Your task: Set the listing down again exactly, please, apart from its pictures.

========================================================================

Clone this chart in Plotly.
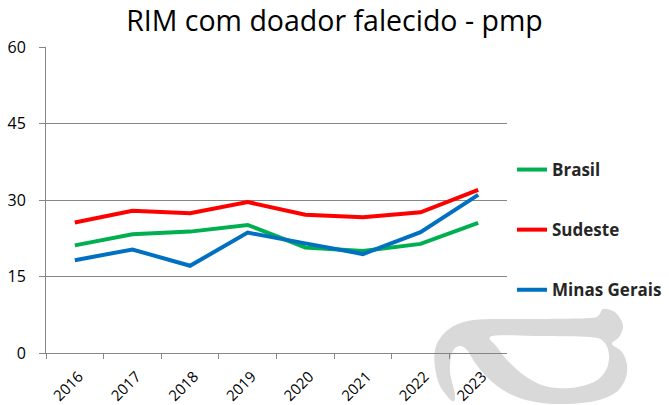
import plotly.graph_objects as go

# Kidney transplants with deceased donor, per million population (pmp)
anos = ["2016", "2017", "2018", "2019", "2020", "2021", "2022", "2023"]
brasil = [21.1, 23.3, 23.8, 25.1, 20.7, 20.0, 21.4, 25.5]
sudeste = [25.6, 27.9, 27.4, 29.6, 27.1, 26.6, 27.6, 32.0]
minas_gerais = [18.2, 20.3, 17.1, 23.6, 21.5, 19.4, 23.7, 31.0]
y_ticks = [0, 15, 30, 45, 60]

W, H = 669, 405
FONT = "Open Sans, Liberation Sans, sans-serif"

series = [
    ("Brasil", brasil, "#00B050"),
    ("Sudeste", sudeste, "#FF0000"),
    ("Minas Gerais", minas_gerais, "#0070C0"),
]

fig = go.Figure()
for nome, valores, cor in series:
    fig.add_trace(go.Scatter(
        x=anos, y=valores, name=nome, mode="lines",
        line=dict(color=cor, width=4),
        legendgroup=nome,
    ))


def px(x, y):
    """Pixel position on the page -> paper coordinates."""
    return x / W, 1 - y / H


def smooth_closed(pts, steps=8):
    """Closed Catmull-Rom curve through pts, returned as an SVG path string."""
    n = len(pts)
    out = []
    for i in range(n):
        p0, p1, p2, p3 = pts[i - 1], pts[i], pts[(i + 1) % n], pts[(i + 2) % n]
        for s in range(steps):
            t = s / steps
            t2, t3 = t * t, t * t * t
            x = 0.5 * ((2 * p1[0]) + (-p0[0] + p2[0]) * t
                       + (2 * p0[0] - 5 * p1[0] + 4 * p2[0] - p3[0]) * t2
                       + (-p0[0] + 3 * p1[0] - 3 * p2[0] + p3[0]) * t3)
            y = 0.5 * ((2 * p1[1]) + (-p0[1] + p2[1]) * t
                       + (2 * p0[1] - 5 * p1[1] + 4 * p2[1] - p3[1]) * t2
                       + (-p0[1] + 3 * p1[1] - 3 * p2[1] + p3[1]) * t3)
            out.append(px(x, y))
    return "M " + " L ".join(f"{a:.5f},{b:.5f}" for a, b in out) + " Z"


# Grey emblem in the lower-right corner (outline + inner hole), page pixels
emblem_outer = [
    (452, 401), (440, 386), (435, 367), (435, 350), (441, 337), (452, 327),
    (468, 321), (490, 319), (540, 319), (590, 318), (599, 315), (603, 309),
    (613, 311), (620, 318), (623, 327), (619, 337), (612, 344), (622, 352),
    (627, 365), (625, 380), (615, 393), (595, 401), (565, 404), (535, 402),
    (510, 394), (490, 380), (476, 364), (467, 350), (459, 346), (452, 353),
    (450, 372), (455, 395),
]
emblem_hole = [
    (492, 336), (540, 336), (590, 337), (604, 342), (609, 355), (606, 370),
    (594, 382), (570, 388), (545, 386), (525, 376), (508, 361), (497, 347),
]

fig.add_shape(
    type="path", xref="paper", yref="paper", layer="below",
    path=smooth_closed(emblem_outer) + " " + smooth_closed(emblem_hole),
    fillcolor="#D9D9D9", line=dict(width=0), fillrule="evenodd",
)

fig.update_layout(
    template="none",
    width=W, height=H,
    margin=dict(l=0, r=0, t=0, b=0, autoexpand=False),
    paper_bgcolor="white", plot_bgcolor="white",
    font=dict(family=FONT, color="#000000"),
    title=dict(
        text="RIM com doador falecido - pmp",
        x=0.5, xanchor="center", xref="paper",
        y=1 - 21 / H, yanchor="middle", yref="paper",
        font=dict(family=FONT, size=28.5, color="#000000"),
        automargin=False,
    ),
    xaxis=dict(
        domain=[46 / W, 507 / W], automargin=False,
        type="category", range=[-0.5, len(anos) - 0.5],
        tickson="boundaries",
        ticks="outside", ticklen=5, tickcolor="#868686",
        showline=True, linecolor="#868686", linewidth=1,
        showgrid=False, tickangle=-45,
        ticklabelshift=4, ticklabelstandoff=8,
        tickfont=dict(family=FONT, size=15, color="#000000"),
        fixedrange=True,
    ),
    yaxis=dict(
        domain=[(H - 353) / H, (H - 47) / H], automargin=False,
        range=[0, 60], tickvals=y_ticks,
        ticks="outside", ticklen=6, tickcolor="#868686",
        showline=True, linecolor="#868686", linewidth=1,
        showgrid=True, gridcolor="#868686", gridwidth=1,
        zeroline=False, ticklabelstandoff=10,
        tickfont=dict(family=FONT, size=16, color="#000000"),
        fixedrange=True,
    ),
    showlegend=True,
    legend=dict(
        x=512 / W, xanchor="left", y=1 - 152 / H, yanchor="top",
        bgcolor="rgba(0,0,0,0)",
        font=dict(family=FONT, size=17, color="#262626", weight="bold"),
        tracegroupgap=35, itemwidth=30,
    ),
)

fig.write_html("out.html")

========================================================================

Correct answer:
Clone this chart in Plotly.
import plotly.graph_objects as go

# Kidney transplants with deceased donor, per million population (pmp)
anos = ["2016", "2017", "2018", "2019", "2020", "2021", "2022", "2023"]
brasil = [21.1, 23.3, 23.8, 25.1, 20.7, 20.0, 21.4, 25.5]
sudeste = [25.6, 27.9, 27.4, 29.6, 27.1, 26.6, 27.6, 32.0]
minas_gerais = [18.2, 20.3, 17.1, 23.6, 21.5, 19.4, 23.7, 31.0]
y_ticks = [0, 15, 30, 45, 60]

W, H = 669, 405
FONT = "Open Sans, Liberation Sans, sans-serif"

series = [
    ("Brasil", brasil, "#00B050"),
    ("Sudeste", sudeste, "#FF0000"),
    ("Minas Gerais", minas_gerais, "#0070C0"),
]

fig = go.Figure()
for nome, valores, cor in series:
    fig.add_trace(go.Scatter(
        x=anos, y=valores, name=nome, mode="lines",
        line=dict(color=cor, width=4),
        legendgroup=nome,
    ))


def px(x, y):
    """Pixel position on the page -> paper coordinates."""
    return x / W, 1 - y / H


def smooth_closed(pts, steps=8):
    """Closed Catmull-Rom curve through pts, returned as an SVG path string."""
    n = len(pts)
    out = []
    for i in range(n):
        p0, p1, p2, p3 = pts[i - 1], pts[i], pts[(i + 1) % n], pts[(i + 2) % n]
        for s in range(steps):
            t = s / steps
            t2, t3 = t * t, t * t * t
            x = 0.5 * ((2 * p1[0]) + (-p0[0] + p2[0]) * t
                       + (2 * p0[0] - 5 * p1[0] + 4 * p2[0] - p3[0]) * t2
                       + (-p0[0] + 3 * p1[0] - 3 * p2[0] + p3[0]) * t3)
            y = 0.5 * ((2 * p1[1]) + (-p0[1] + p2[1]) * t
                       + (2 * p0[1] - 5 * p1[1] + 4 * p2[1] - p3[1]) * t2
                       + (-p0[1] + 3 * p1[1] - 3 * p2[1] + p3[1]) * t3)
            out.append(px(x, y))
    return "M " + " L ".join(f"{a:.5f},{b:.5f}" for a, b in out) + " Z"


# Grey emblem in the lower-right corner (outline + inner hole), page pixels
emblem_outer = [
    (452, 401), (440, 386), (435, 367), (435, 350), (441, 337), (452, 327),
    (468, 321), (490, 319), (540, 319), (590, 318), (599, 315), (603, 309),
    (613, 311), (620, 318), (623, 327), (619, 337), (612, 344), (622, 352),
    (627, 365), (625, 380), (615, 393), (595, 401), (565, 404), (535, 402),
    (510, 394), (490, 380), (476, 364), (467, 350), (459, 346), (452, 353),
    (450, 372), (455, 395),
]
emblem_hole = [
    (492, 336), (540, 336), (590, 337), (604, 342), (609, 355), (606, 370),
    (594, 382), (570, 388), (545, 386), (525, 376), (508, 361), (497, 347),
]

fig.add_shape(
    type="path", xref="paper", yref="paper", layer="below",
    path=smooth_closed(emblem_outer) + " " + smooth_closed(emblem_hole),
    fillcolor="#D9D9D9", line=dict(width=0), fillrule="evenodd",
)

fig.update_layout(
    template="none",
    width=W, height=H,
    margin=dict(l=0, r=0, t=0, b=0, autoexpand=False),
    paper_bgcolor="white", plot_bgcolor="white",
    font=dict(family=FONT, color="#000000"),
    title=dict(
        text="RIM com doador falecido - pmp",
        x=0.5, xanchor="center", xref="paper",
        y=1 - 21 / H, yanchor="middle", yref="paper",
        font=dict(family=FONT, size=28.5, color="#000000"),
        automargin=False,
    ),
    xaxis=dict(
        domain=[46 / W, 507 / W], automargin=False,
        type="category", range=[-0.5, len(anos) - 0.5],
        tickson="boundaries",
        ticks="outside", ticklen=5, tickcolor="#868686",
        showline=True, linecolor="#868686", linewidth=1,
        showgrid=False, tickangle=-45,
        ticklabelshift=4, ticklabelstandoff=8,
        tickfont=dict(family=FONT, size=15, color="#000000"),
        fixedrange=True,
    ),
    yaxis=dict(
        domain=[(H - 353) / H, (H - 47) / H], automargin=False,
        range=[0, 60], tickvals=y_ticks,
        ticks="outside", ticklen=6, tickcolor="#868686",
        showline=True, linecolor="#868686", linewidth=1,
        showgrid=True, gridcolor="#868686", gridwidth=1,
        zeroline=False, ticklabelstandoff=10,
        tickfont=dict(family=FONT, size=16, color="#000000"),
        fixedrange=True,
    ),
    showlegend=True,
    legend=dict(
        x=512 / W, xanchor="left", y=1 - 152 / H, yanchor="top",
        bgcolor="rgba(0,0,0,0)",
        font=dict(family=FONT, size=17, color="#262626", weight="bold"),
        tracegroupgap=35, itemwidth=30,
    ),
)

fig.write_html("out.html")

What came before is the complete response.